While taking extra food to animals in winter is an established part of farming systems, some farms take it to another level.
Aerial photos taken in July by Above Hawke's Bay show it isn't a pretty practice, with drains blocked to prevent runoff making some paddocks a slurry of mud and sewage.
Council compliance manager Nick Zaman confirmed there were 19 feedlot consents during winter.
"It's where animals have supplementary food brought on and they're there for 15 of 30 days," he said.
He said compliance was "pretty good", with only minor transgressions.
"We visit all our feedlots every year, so they get a compliance inspection.
"We monitor to ensure there is no runoff from the feedlot – surface water and groundwater – and that they are set distances away. So 20m away from a surface water body or from a main road, or 50m from a residential property."

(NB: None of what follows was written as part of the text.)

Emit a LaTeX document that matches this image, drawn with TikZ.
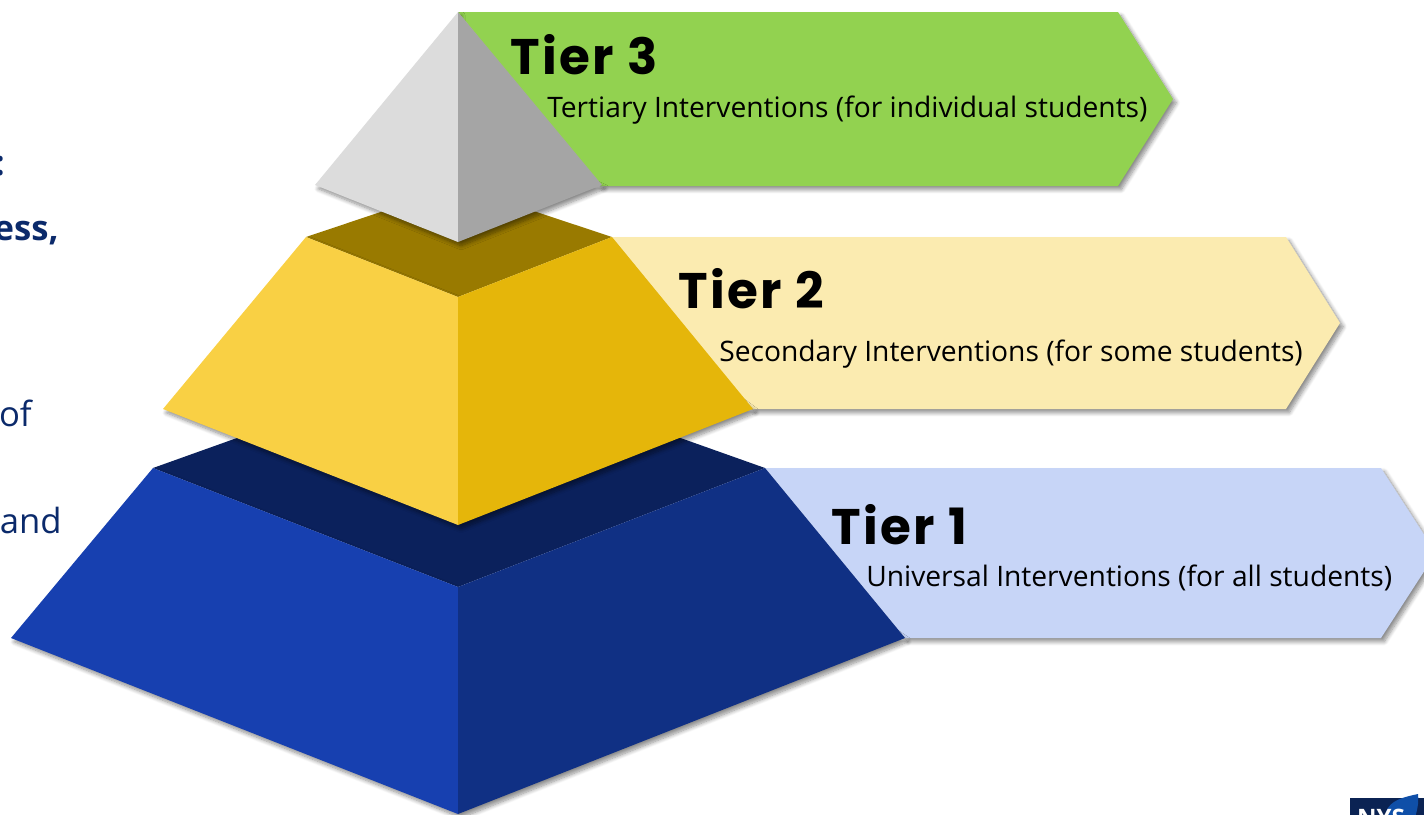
\documentclass[tikz,border=0pt]{standalone}
\usepackage{fontspec}
\setmainfont{Open Sans}
\newfontfamily\tierfont[LetterSpace=5]{Poppins}
\usetikzlibrary{shadows.blur}
\definecolor{navytext}{HTML}{0B2A6B}
\definecolor{tgreen}{HTML}{92D250}
\definecolor{tcream}{HTML}{FBEBB0}
\definecolor{tblue}{HTML}{C7D5F7}
\definecolor{greyL}{HTML}{DCDCDC}
\definecolor{greyR}{HTML}{A5A5A5}
\definecolor{brownT}{HTML}{997A00}
\definecolor{yellowL}{HTML}{F9D044}
\definecolor{yellowR}{HTML}{E5B60A}
\definecolor{navyT}{HTML}{0B215C}
\definecolor{blueL}{HTML}{1740B0}
\definecolor{blueR}{HTML}{103084}
\definecolor{logobg}{HTML}{0B2353}
\definecolor{logoleaf}{HTML}{0F4FA8}
\tikzset{
  softshadow/.style={blur shadow={shadow xshift=2.4pt,shadow yshift=-2.8pt,shadow blur radius=3pt,shadow blur steps=8,shadow opacity=45}},
  tiertitle/.style={anchor=base west,inner sep=0pt,font=\tierfont\bfseries\fontsize{37.5pt}{40pt}\selectfont,text=black},
  tiertext/.style={anchor=base west,inner sep=0pt,font=\fontsize{21.15pt}{25pt}\selectfont,text=black},
  cuttext/.style={anchor=base east,inner sep=0pt,font=\fontsize{26pt}{30pt}\selectfont,text=navytext},
  cutbold/.style={cuttext,font=\bfseries\fontsize{26pt}{30pt}\selectfont}
}
\begin{document}
\begin{tikzpicture}[x=0.75pt,y=-0.75pt]
\useasboundingbox (0,0) rectangle (1424,814);
\begin{scope}
\clip (0,0) rectangle (1424,814);
% left text fragments
\node[cutbold] (frA) at (5,175) {:};
\node[cutbold] (frB) at (59,240) {ess,};
\node[cuttext] (frC) at (32,426) {of};
\node[cuttext] (frD) at (62,533) {and};
\node[cuttext] (frE) at (2,639) {l};
% chevrons
\fill[tgreen,softshadow] (458,12) -- (1118,12) -- (1173,99) -- (1118,186) -- (600,186) -- cycle;
\fill[tcream,softshadow] (612,237) -- (1286,237) -- (1340,323) -- (1286,409) -- (752,409) -- cycle;
\fill[tblue,softshadow] (765,468) -- (1381,468) -- (1436,553) -- (1381,638) -- (905,638) -- cycle;
% tier 1
\fill[navyT] (153,468) -- (458,359) -- (765,468) -- (458,587) -- cycle;
\fill[black,opacity=0,softshadow] (11,638) -- (153,468) -- (458,587) -- (700,500) -- (905,638) -- (458,814) -- cycle;
\fill[blueL] (153,468) -- (458,587) -- (458,814) -- (11,638) -- cycle;
\fill[blueR] (765,468) -- (458,587) -- (458,814) -- (905,638) -- cycle;
% tier 2
\fill[brownT] (306,237) -- (458,186) -- (612,237) -- (458,297) -- cycle;
\fill[black,opacity=0,softshadow] (163,409) -- (306,237) -- (458,297) -- (560,265) -- (753,409) -- (458,525) -- cycle;
\fill[yellowL] (306,237) -- (458,297) -- (458,525) -- (163,409) -- cycle;
\fill[yellowR] (612,237) -- (458,297) -- (458,525) -- (753,409) -- cycle;
% tier 3
\fill[black,opacity=0,softshadow] (315,185) -- (458,12) -- (458,120) -- (602,185) -- (458,242) -- cycle;
\fill[greyL] (458,12) -- (458,242) -- (315,185) -- cycle;
\fill[greyR] (458,12) -- (458,242) -- (602,185) -- cycle;
% labels
\node[tiertitle] (t3) at (510,74) {Tier 3};
\node[tiertext] (s3) at (547,117.7) {Tertiary Interventions (for individual students)};
\node[tiertitle] (t2) at (678,308) {Tier 2};
\node[tiertext] (s2) at (719,361.5) {Secondary Interventions (for some students)};
\node[tiertitle] (t1) at (831,544) {Tier 1};
\node[tiertext] (s1) at (866,586.5) {Universal Interventions (for all students)};
% logo
\fill[logobg] (1350,798) rectangle (1424,830);
\fill[logoleaf] (1386,812) .. controls (1390,800) and (1404,797) .. (1418,794) .. controls (1419,803) and (1417,812) .. (1414,820) -- (1386,820) -- cycle;
\node[anchor=base,inner sep=0pt,text=white,font=\bfseries\fontsize{18pt}{20pt}\selectfont] (nys) at (1381,826) {NYS};
\end{scope}
\end{tikzpicture}
\end{document}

Aerial inspections are part of the Hawke's Bay Regional Council's regime.
Some farms have been accused of avoiding the consent process by rotating stock from one muddy paddock to another.
But new regulations from central government should tighten intensive winter feeding practices, due to limits on factors such as hoof damage to soil, slopes no greater than 10 degrees and replanting requirements.
Zaman said the new National Environmental Standards for Freshwater regulations, which come into effect May next year, could trigger hundreds of new resource consent applications from Hawke's Bay farms that don't meet the new regulations when taking extra food to cattle.